General information
- Location: Charlottesville, Virginia
- Coordinates: 38°02′55″N 78°32′29″W﻿ / ﻿38.048564°N 78.541455°W

= Boar's Head Resort =

The Boar's Head Resort, formerly known as the Boar's Head Inn, is a hotel and resort usually described as being in Charlottesville, Virginia but in fact located in Albemarle County, Virginia just outside the city. The resort is situated on 573 acre and includes a golf course (the Birdwood Golf Course), 26 tennis courts, and a spa and fitness center.
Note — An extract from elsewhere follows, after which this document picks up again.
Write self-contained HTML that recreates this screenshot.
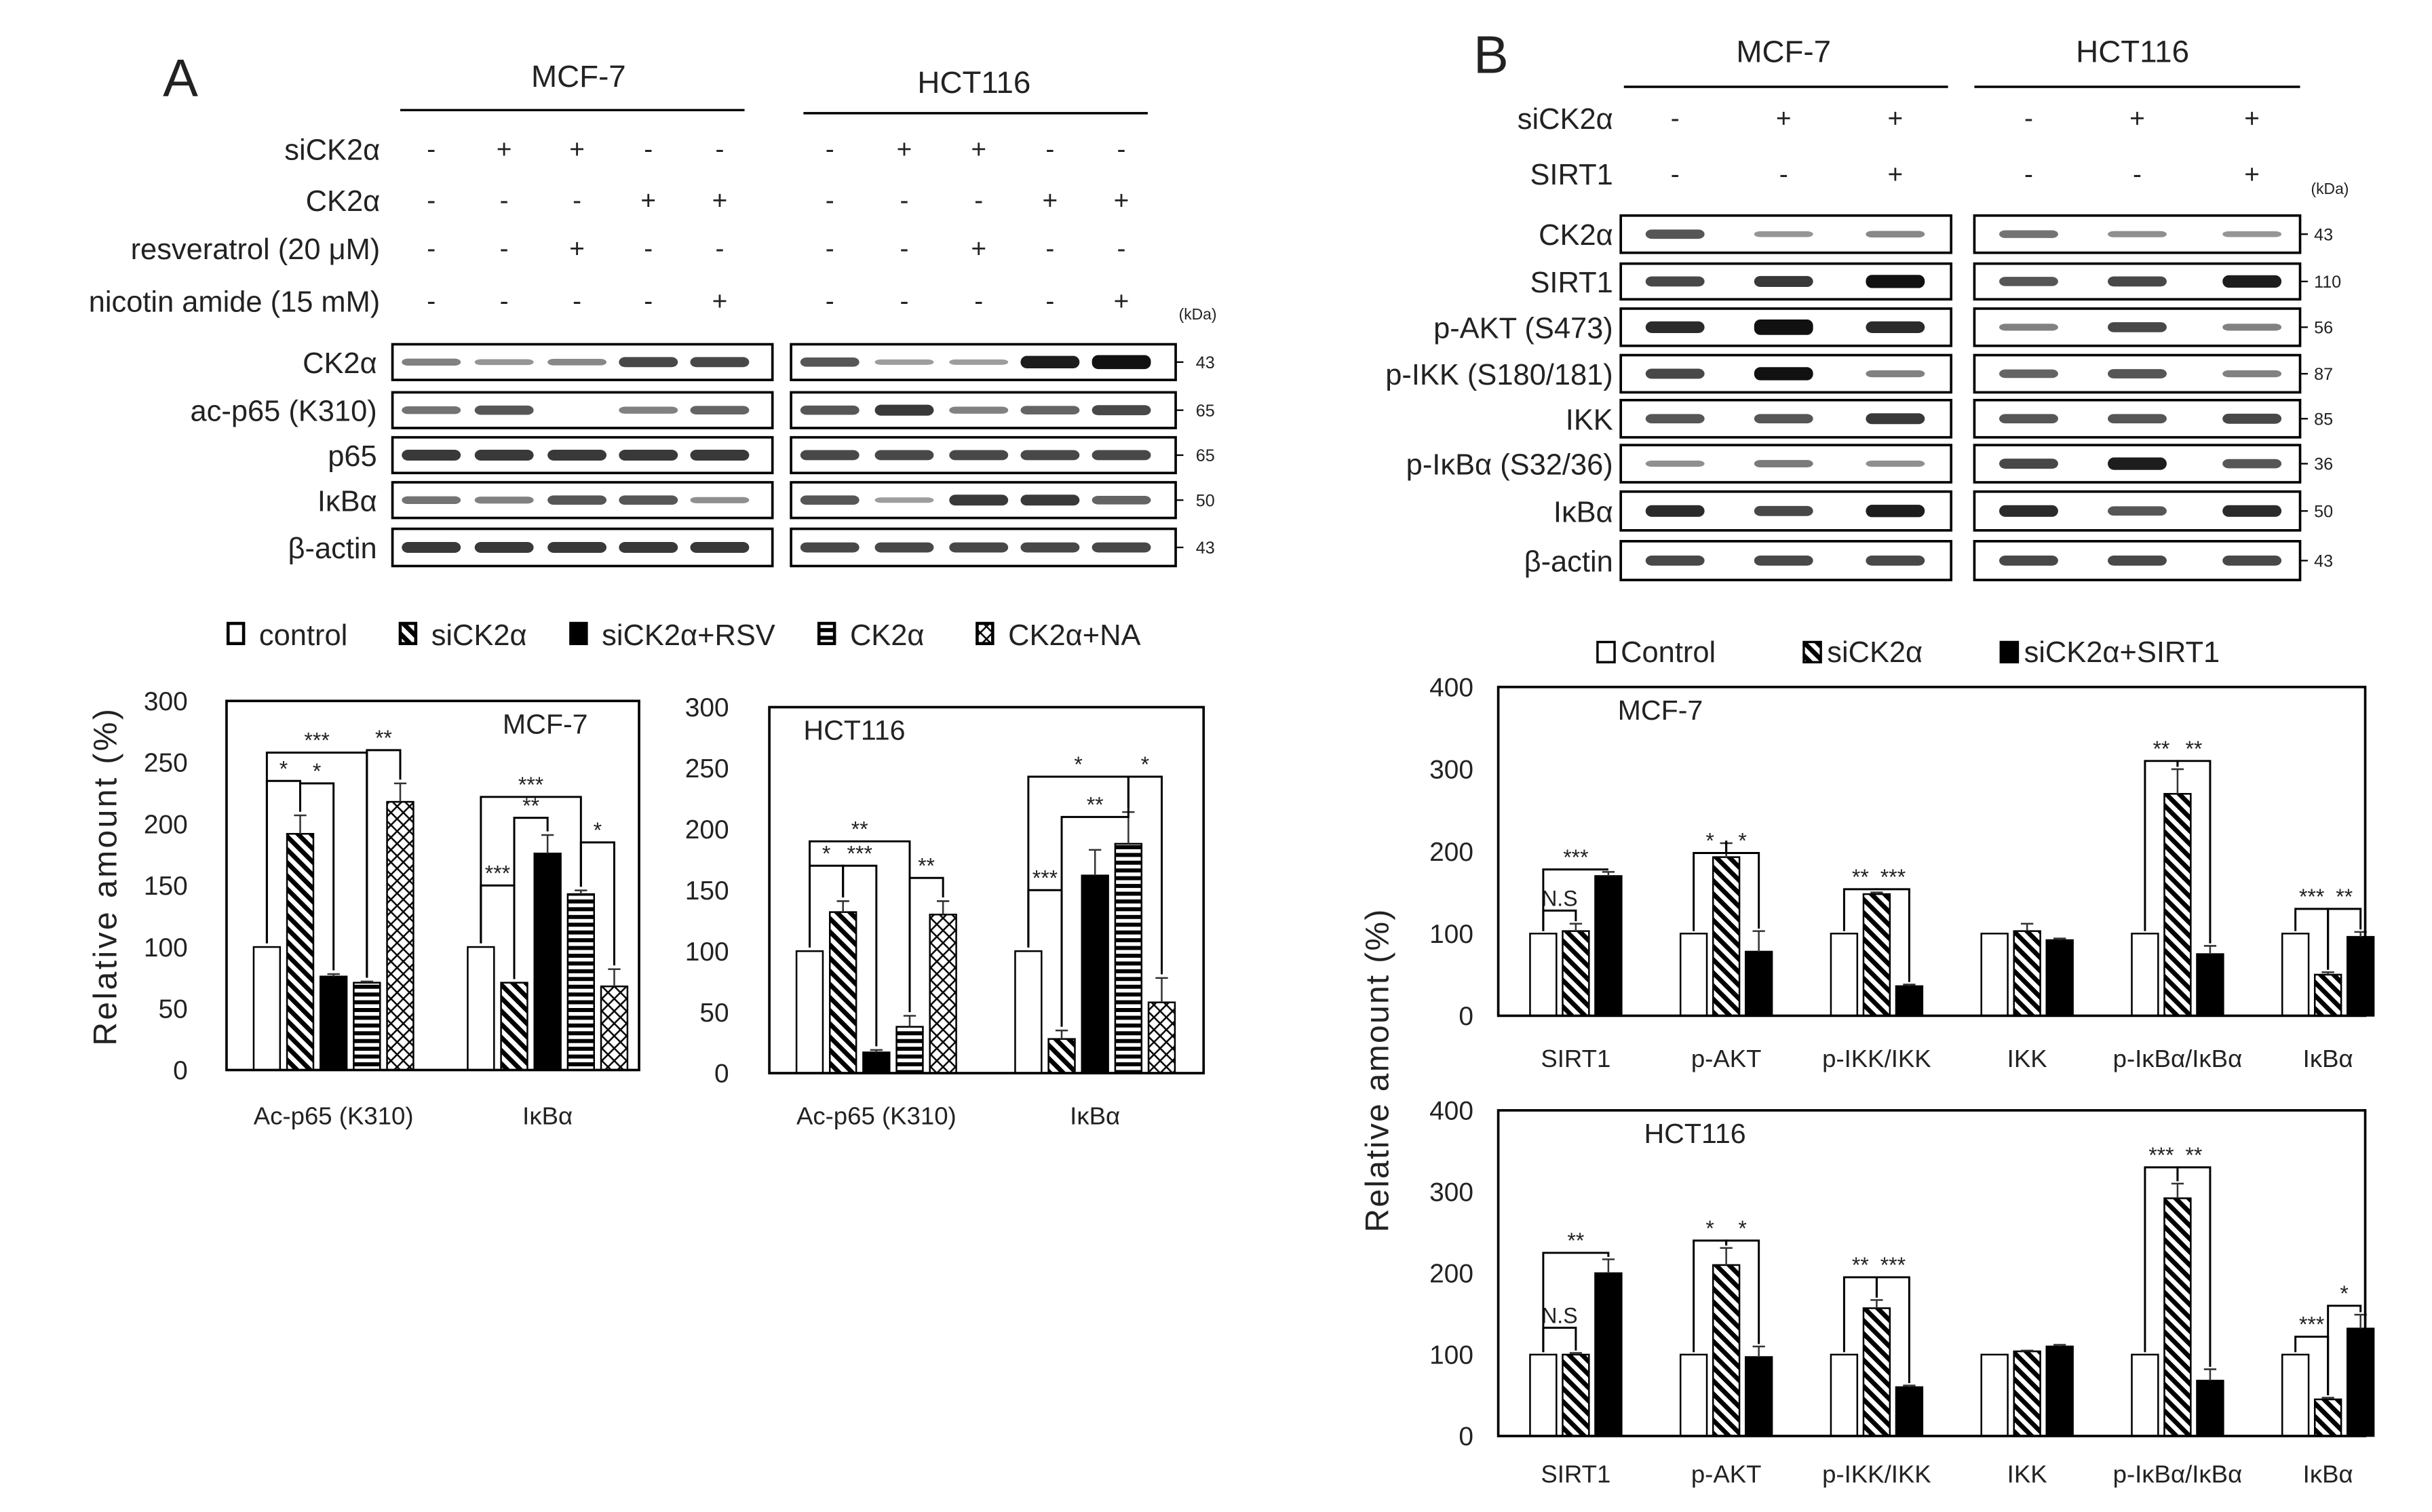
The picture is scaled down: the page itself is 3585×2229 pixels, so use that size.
<!DOCTYPE html>
<html><head><meta charset="utf-8"><style>
html,body{margin:0;padding:0;background:#fff}
svg{display:block}
text{font-family:"Liberation Sans","DejaVu Sans",sans-serif;fill:#222}
</style></head><body>
<svg id="fig" data-name="figure" data-interactable="false" width="3585" height="2229" viewBox="0 0 1568 975" xmlns="http://www.w3.org/2000/svg">
<defs>
<pattern id="diag" patternUnits="userSpaceOnUse" width="6" height="6" patternTransform="rotate(-45)"><rect width="6" height="6" fill="#fff"/><rect width="3" height="6" fill="#000"/></pattern>
<pattern id="horiz" patternUnits="userSpaceOnUse" width="6" height="5"><rect width="6" height="5" fill="#fff"/><rect width="6" height="2.6" fill="#000"/></pattern>
<pattern id="cross" patternUnits="userSpaceOnUse" width="8" height="8"><rect width="8" height="8" fill="#fff"/><path d="M0 0L8 8M8 0L0 8" stroke="#000" stroke-width="1.1"/></pattern>
</defs>
<g id="root"></g>
</svg>
<script>
// ---------- Panel A chart data ----------
const catsA = ["Ac-p65 (K310)", "IκBα"];
const seriesA = ["control", "siCK2α", "siCK2α+RSV", "CK2α", "CK2α+NA"];
const mcfControl = [100, 100];
const mcfSi = [192, 71];
const mcfRsv = [76, 176];
const mcfCk = [71, 143];
const mcfNa = [218, 68];
const mcfErr = [[0,0],[15,0],[2,15],[1,3],[15,14]];
const hctControl = [100, 100];
const hctSi = [132, 28];
const hctRsv = [17, 162];
const hctCk = [38, 188];
const hctNa = [130, 58];
const hctErr = [[0,0],[9,7],[2,21],[9,26],[11,20]];
const ticksA = [0, 50, 100, 150, 200, 250, 300];
// ---------- Panel B chart data ----------
const catsB = ["SIRT1", "p-AKT", "p-IKK/IKK", "IKK", "p-IκBα/IκBα", "IκBα"];
const seriesB = ["Control", "siCK2α", "siCK2α+SIRT1"];
const bMcfControl = [100, 100, 100, 100, 100, 100];
const bMcfSi = [103, 193, 148, 103, 270, 50];
const bMcfSirt = [170, 78, 36, 92, 75, 96];
const bMcfSiErr = [9, 17, 2, 9, 30, 3];
const bMcfSirtErr = [5, 25, 2, 2, 10, 6];
const bHctControl = [100, 100, 100, 100, 100, 100];
const bHctSi = [100, 210, 157, 104, 292, 45];
const bHctSirt = [200, 97, 60, 110, 68, 132];
const bHctSiErr = [2, 21, 10, 1, 18, 2];
const bHctSirtErr = [17, 13, 2, 2, 14, 17];
const ticksB = [0, 100, 200, 300, 400];

const NS = "http://www.w3.org/2000/svg";
const root = document.getElementById("root");
function el(tag, attrs, parent, txt) {
  const e = document.createElementNS(NS, tag);
  for (const k in attrs) e.setAttribute(k, attrs[k]);
  if (txt !== undefined) e.textContent = txt;
  (parent || root).appendChild(e);
  return e;
}
function T(x, y, s, size, anchor, name, parent, extra) {
  const t = el("text", Object.assign({x: x, y: y, "font-size": size, "text-anchor": anchor || "start"}, extra || {}), parent, s);
  t.setAttribute('data-name', name);
  t.setAttribute('data-interactable', 'false');
  return t;
}
const fills = ["#fff", "url(#diag)", "#000", "url(#horiz)", "url(#cross)"];
const fillsB = ["#fff", "url(#diag)", "#000"];

function chart(opt) {
  const g = el("g", {});
  g.setAttribute('data-name', opt.name);
  g.setAttribute('data-interactable', 'false');
  const y = v => opt.y0 - v * (opt.y0 - opt.yTop) / opt.vmax;
  const cx = i => opt.cx0 + i * opt.cstep;
  const n = opt.series.length;
  opt.series.forEach((vals, s) => {
    vals.forEach((v, i) => {
      const bx = cx(i) - (n * opt.pitch) / 2 + s * opt.pitch + (opt.pitch - opt.bw) / 2;
      const r = el("rect", {x: bx, y: y(v), width: opt.bw, height: opt.y0 - y(v), fill: opt.fills[s], stroke: "#000", "stroke-width": 1.1}, g);
      r.setAttribute('data-name', 'bar-' + opt.key + '-' + s + '-' + i);
      r.setAttribute('data-interactable', 'true');
      const e = opt.err[s][i];
      if (e > 0) {
        const mx = bx + opt.bw / 2;
        const l = el("path", {d: `M${mx} ${y(v)}V${y(v + e)}M${mx - 4} ${y(v + e)}H${mx + 4}`, stroke: "#333", "stroke-width": 1.1, fill: "none"}, g);
        l.setAttribute('data-name', 'error-bar');
        l.setAttribute('data-interactable', 'false');
      }
    });
  });
  (opt.brackets || []).forEach(b => {
    const [i, s1, s2, lev, lab] = b;
    const x1 = cx(i) - (n * opt.pitch) / 2 + s1 * opt.pitch + opt.pitch / 2;
    const x2 = cx(i) - (n * opt.pitch) / 2 + s2 * opt.pitch + opt.pitch / 2;
    const top1 = opt.series[s1][i] + opt.err[s1][i] + 3;
    const top2 = opt.series[s2][i] + opt.err[s2][i] + 3;
    const p = el("path", {d: `M${x1} ${y(top1)}V${y(lev)}H${x2}V${y(top2)}`, stroke: "#000", "stroke-width": 1.3, fill: "none"}, g);
    p.setAttribute('data-name', 'significance-bracket');
    p.setAttribute('data-interactable', 'false');
    T((x1 + x2) / 2, y(lev) - 3, lab, 14, "middle", "significance-label", g);
  });
  el("rect", {x: opt.fx, y: opt.yTop, width: opt.fw, height: opt.y0 - opt.yTop, fill: "none", stroke: "#000", "stroke-width": 1.6}, g).setAttribute('data-name', 'plot-frame');
  opt.ticks.forEach(t => {
    T(opt.tickX, y(t) + 6, String(t), 17, "end", "y-tick-label", g, {fill: "#555"});
  });
  opt.cats.forEach((c, i) => T(cx(i), opt.labY, c, 16, "middle", "x-tick-label", g, {fill: "#555"}));
  if (opt.title) T(opt.titleX, opt.yTop + 21, opt.title, 18, "start", "chart-title", g);
}

chart({name: "chart-a-mcf7", key: "amcf", series: [mcfControl, mcfSi, mcfRsv, mcfCk, mcfNa], err: mcfErr, fills: fills,
  cats: catsA, fx: 146, fw: 266, yTop: 452, y0: 690, vmax: 300, cx0: 215, cstep: 138, pitch: 21.5, bw: 17,
  ticks: ticksA, tickX: 121, labY: 725, title: "MCF-7", titleX: 324,
  brackets: [[0,0,1,235,"*"],[0,1,2,233,"*"],[0,0,3,258,"***"],[0,3,4,260,"**"],[1,0,1,150,"***"],[1,1,2,205,"**"],[1,0,3,222,"***"],[1,3,4,185,"*"]]});
chart({name: "chart-a-hct116", key: "ahct", series: [hctControl, hctSi, hctRsv, hctCk, hctNa], err: hctErr, fills: fills,
  cats: catsA, fx: 496, fw: 280, yTop: 456, y0: 692, vmax: 300, cx0: 565, cstep: 141, pitch: 21.5, bw: 17,
  ticks: ticksA, tickX: 470, labY: 725, title: "HCT116", titleX: 518,
  brackets: [[0,0,1,170,"*"],[0,1,2,170,"***"],[0,0,3,190,"**"],[0,3,4,160,"**"],[1,0,1,150,"***"],[1,1,3,210,"**"],[1,0,3,243,"*"],[1,3,4,243,"*"]]});
T(75, 565, "Relative amount (%)", 21, "middle", "y-axis-title-a", null, {transform: "rotate(-90 75 565)", "letter-spacing": "1.5", fill: "#333"});

const legA = [[147, "control"], [258, "siCK2α"], [368, "siCK2α+RSV"], [528, "CK2α"], [630, "CK2α+NA"]];
legA.forEach((l, s) => {
  const r = el("rect", {x: l[0], y: 402, width: 10, height: 13, fill: fills[s], stroke: "#000", "stroke-width": 2});
  r.setAttribute('data-name', 'legend-swatch');
  r.setAttribute('data-interactable', 'false');
  T(l[0] + 20, 416, l[1], 19, "start", "legend-entry", null, {fill: "#555"});
});

chart({name: "chart-b-mcf7", key: "bmcf", series: [bMcfControl, bMcfSi, bMcfSirt], err: [[0,0,0,0,0,0], bMcfSiErr, bMcfSirtErr], fills: fillsB,
  cats: catsB, fx: 966, fw: 559, yTop: 443, y0: 655, vmax: 400, cx0: 1016, cstep: 97, pitch: 21, bw: 17,
  ticks: ticksB, tickX: 950, labY: 688, title: "MCF-7", titleX: 1043,
  brackets: [[0,0,1,128,"N.S"],[0,0,2,178,"***"],[1,0,1,198,"*"],[1,1,2,198,"*"],[2,0,1,154,"**"],[2,1,2,154,"***"],[4,0,1,310,"**"],[4,1,2,310,"**"],[5,0,1,130,"***"],[5,1,2,130,"**"]]});
chart({name: "chart-b-hct116", key: "bhct", series: [bHctControl, bHctSi, bHctSirt], err: [[0,0,0,0,0,0], bHctSiErr, bHctSirtErr], fills: fillsB,
  cats: catsB, fx: 966, fw: 559, yTop: 716, y0: 926, vmax: 400, cx0: 1016, cstep: 97, pitch: 21, bw: 17,
  ticks: ticksB, tickX: 950, labY: 956, title: "HCT116", titleX: 1060,
  brackets: [[0,0,1,133,"N.S"],[0,0,2,225,"**"],[1,0,1,240,"*"],[1,1,2,240,"*"],[2,0,1,195,"**"],[2,1,2,195,"***"],[4,0,1,330,"***"],[4,1,2,330,"**"],[5,0,1,122,"***"],[5,1,2,160,"*"]]});
T(895, 690, "Relative amount (%)", 21, "middle", "y-axis-title-b", null, {transform: "rotate(-90 895 690)", "letter-spacing": "1", fill: "#333"});

const legB = [[1030, "Control"], [1163, "siCK2α"], [1290, "siCK2α+SIRT1"]];
legB.forEach((l, s) => {
  const r = el("rect", {x: l[0], y: 414, width: 11, height: 13, fill: fillsB[s], stroke: "#000", "stroke-width": 1.5});
  r.setAttribute('data-name', 'legend-swatch');
  r.setAttribute('data-interactable', 'false');
  T(l[0] + 15, 427, l[1], 19, "start", "legend-entry", null, {fill: "#555"});
});

function header(lbl, x, lineX1, lineX2, y, lineY) {
  T(x, y, lbl, 20, "middle", "cell-line-header");
  el("line", {x1: lineX1, x2: lineX2, y1: lineY, y2: lineY, stroke: "#000", "stroke-width": 1.5}).setAttribute('data-name', 'header-rule');
}
function signRow(label, labX, y, cols, signs, size) {
  T(labX, y + 7, label, size, "end", "treatment-label");
  cols.forEach((c, i) => T(c, y + 6, signs[i], 17, "middle", "treatment-sign"));
}
function blot(label, labX, x1, x2, y1, y2, lanes, ints, kda, kx, size) {
  const r = el("rect", {x: x1, y: y1, width: x2 - x1, height: y2 - y1, fill: "#fff", stroke: "#000", "stroke-width": 1.6});
  r.setAttribute('data-name', 'blot-' + label.replace(/[^a-zA-Z0-9]/g, '').toLowerCase());
  r.setAttribute('data-interactable', 'false');
  const ym = (y1 + y2) / 2;
  lanes.forEach((c, i) => {
    const w = ints[i];
    if (w <= 0) return;
    const b = el("rect", {x: c - 19, y: ym - 1.5 - w * 2.5, width: 38, height: 3 + w * 5, rx: 4, fill: "#111", opacity: Math.min(1, 0.35 + w * 0.6)});
    b.setAttribute('data-name', 'band');
    b.setAttribute('data-interactable', 'false');
  });
  if (label) T(labX, ym + 7, label, size, "end", "blot-label");
  if (kda) {
    el("line", {x1: x2, x2: x2 + 5, y1: ym, y2: ym, stroke: "#000"});
    T(kx, ym + 4, kda, 11, "start", "kda-marker");
  }
}
T(105, 62, "A", 34, "start", "panel-label-a");
header("MCF-7", 373, 258, 480, 56, 71);
header("HCT116", 628, 518, 740, 60, 73);
const colM = [278, 325, 372, 418, 464], colH = [535, 583, 631, 677, 723];
const cols10 = colM.concat(colH);
signRow("siCK2α", 245, 96, cols10, ["-","+","+","-","-","-","+","+","-","-"], 19);
signRow("CK2α", 245, 129, cols10, ["-","-","-","+","+","-","-","-","+","+"], 19);
signRow("resveratrol  (20 μM)", 245, 160, cols10, ["-","-","+","-","-","-","-","+","-","-"], 19);
signRow("nicotin amide  (15 mM)", 245, 194, cols10, ["-","-","-","-","+","-","-","-","-","+"], 19);
T(760, 206, "(kDa)", 10, "start", "kda-unit");
const rowsA = [
  ["CK2α", 222, 245, [0.3,0.15,0.25,0.7,0.7], [0.6,0.1,0.1,1,1.2], "43"],
  ["ac-p65 (K310)", 253, 276, [0.4,0.6,0,0.3,0.5], [0.6,0.8,0.3,0.5,0.7], "65"],
  ["p65", 282, 305, [0.8,0.8,0.8,0.8,0.8], [0.7,0.7,0.7,0.7,0.7], "65"],
  ["IκBα", 311, 334, [0.4,0.3,0.6,0.6,0.2], [0.6,0.1,0.8,0.8,0.5], "50"],
  ["β-actin", 341, 365, [0.8,0.8,0.8,0.8,0.8], [0.7,0.7,0.7,0.7,0.7], "43"]
];
rowsA.forEach(r => {
  blot(r[0], 243, 253, 498, r[1], r[2], colM, r[3], null, 0, 19);
  blot("", 0, 510, 758, r[1], r[2], colH, r[4], r[5], 771, 19);
});
T(950, 47, "B", 34, "start", "panel-label-b");
header("MCF-7", 1150, 1047, 1256, 40, 56);
header("HCT116", 1375, 1273, 1483, 40, 56);
const colBM = [1080, 1150, 1222], colBH = [1308, 1378, 1452];
const cols6 = colBM.concat(colBH);
signRow("siCK2α", 1040, 76, cols6, ["-","+","+","-","+","+"], 19);
signRow("SIRT1", 1040, 112, cols6, ["-","-","+","-","-","+"], 19);
T(1490, 125, "(kDa)", 10, "start", "kda-unit");
const rowsB = [
  ["CK2α", 139, 163, [0.6,0.15,0.25], [0.4,0.2,0.15], "43"],
  ["SIRT1", 170, 193, [0.7,0.8,1.1], [0.6,0.7,1.0], "110"],
  ["p-AKT (S473)", 199, 223, [0.9,1.4,0.9], [0.3,0.7,0.3], "56"],
  ["p-IKK (S180/181)", 229, 253, [0.7,1.1,0.3], [0.5,0.6,0.3], "87"],
  ["IKK", 258, 282, [0.6,0.6,0.8], [0.6,0.6,0.7], "85"],
  ["p-IκBα (S32/36)", 287, 311, [0.2,0.35,0.2], [0.7,1.0,0.6], "36"],
  ["IκBα", 317, 342, [0.9,0.7,1.0], [0.9,0.6,0.9], "50"],
  ["β-actin", 349, 374, [0.7,0.7,0.7], [0.7,0.7,0.7], "43"]
];
rowsB.forEach(r => {
  blot(r[0], 1040, 1045, 1258, r[1], r[2], colBM, r[3], null, 0, 19);
  blot("", 0, 1273, 1483, r[1], r[2], colBH, r[4], r[5], 1492, 19);
});
</script>
</body></html>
The hotel was built in 1962 and 1963 based on a design by architects Johnson, Craven & Gibson. As a centerpiece for the hotel, an 1835 grist mill, known for many years as the Eulus Mill, was dismantled and moved to the property. The Boar's Head opened in 1964 with 54 rooms. It was expanded in 1979 with 73 additional rooms and two additional meeting areas.

In 1989, owner John Rogan sold the Boar's Head to the University of Virginia Real Estate Foundation (UREF). UREF lent $10 million to the Boar's head in 1999 to finance renovations and improvements to guest rooms, restaurants, common areas, and athletic facilities.

The Boar's Head Inn was later re-branded as the Boar's Head Resort. In 2012, the property underwent a $9-million renovation of its guest rooms.